= I'm Going Home to Dixie =

Song by Dan Emmett

"I'm Going Home to Dixie" is an American walkaround, a type of dance song. It was written by Dan Emmett in 1861 as a sequel to the immensely popular walkaround "Dixie". The sheet music was first published that same year by Firth, Pond & Company in an arrangement by C. S. Grafully. Despite the publisher's claim that "I'm Going Home to Dixie" had been "Sung with tumultuous applause by the popular Bryant's Minstrels", the song lacked the charm of its predecessor, and it quickly faded into obscurity. The song's lyrics follow the minstrel show scenario of the freed slave longing to return to his master in the South; it was the last time Emmett would use the term "Dixie" in a song.
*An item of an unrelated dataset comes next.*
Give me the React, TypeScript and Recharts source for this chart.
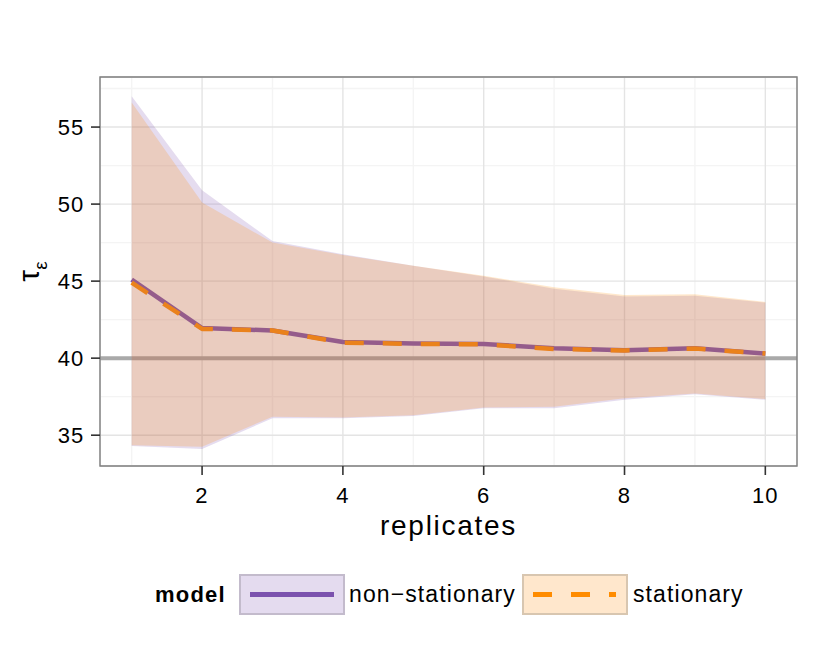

Its tune simply repeated Emmett's earlier walkaround "I Ain't Got Time to Tarry" from 1858.

Emmett dedicated "I'm Going Home to Dixie" to P. P. Werlein, Esq., a publisher who had disputed Emmett's copyright to "Dixie" by printing it in New Orleans without attribution. The sheet music also included a note as to the true location of "Dixie":

As many inquiries have been made in regard to the meaning of "Dixies Land" and as to the location, it may be well to remark, that with the southern negroes, Dixies Land is but another name for Home. Hence it is but fair to conclude, that all south of the Mason's & Dixon's Line is the true "Dixies Land."